I wasn't paying close attention, then something caught my attention. The couple has a teenage son, who in this episode was about to begin his senior year of high school. He had taken a trip to Europe and fell in love with an Italian girl. It turned out that she was a con artist, preying on hormonal teen boys to take their money, but that wasn't the part that concerned me. The boy admitted to his father that he had lost his virginity to the girl, and his parents were thrilled. They started treating him differently. The father began including the son in more activities and spending more time with him. They both kept saying he was "a man now" and how proud they were of him. In an arguement about why the girl couldn't come visit, the father said that his senior year he should be free to sleep with as many girls as he wanted, that it was his right as a senior and he would have underclassmen girls throwing themselves at him because he was "a senior."
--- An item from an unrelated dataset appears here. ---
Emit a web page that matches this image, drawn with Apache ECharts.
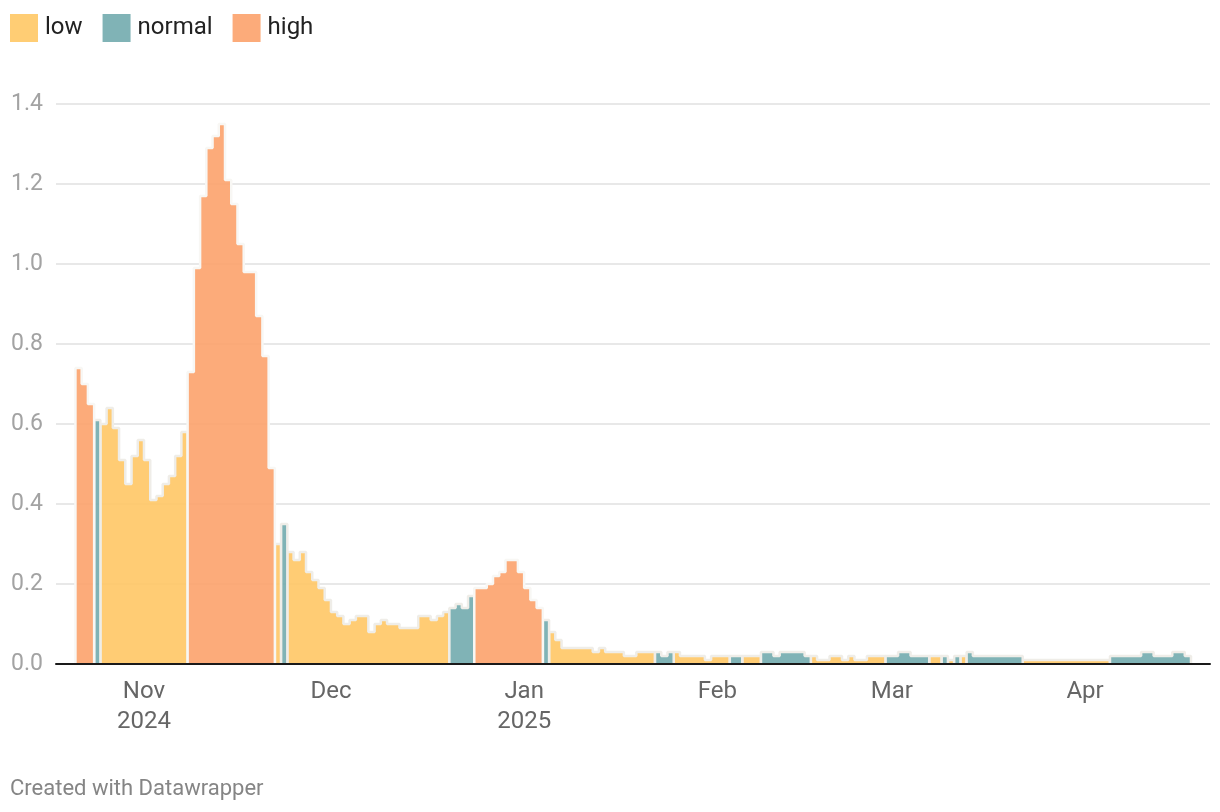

I did NOT hear any discussion of consequences - no mention of STDs, pregnancy, emotional consequences. No talk about responsibility, possibility of protection failing, love and commitment, or anything you'd expect parents to talk about with their son. This was a girl that he would likely never see again. The son is portrayed as intelligent, yet his parents seem ashamed of his ability and want him to be popular instead.

On the other hand, I wonder how the episode would have been written if it was a DAUGHTER who had been in the same situation? Imagine this: an intelligent teenage girl with good grades who is a star student but not in the popular crowd goes on a trip to Europe and "falls in love" with and sleeps with a boy while there. She is also beginning her senior year. What would the parents have said then? I can almost guarantee it would be something about ruining her future, not giving in to peer pressure, going to college, using protection, and something along the whole "cows and milk" vein. I am sure she wouldn't be encouraged to sleep around school because she is a senior.

That's not the only problem I have with the show, but the rest is pretty common for sitcoms. Dad is immature, Mom is the enforcer, the kids are rude... all unrealistic stereotypes. I am not thrilled with my daughter watching this show now. How in the world did it even stay on the air four years?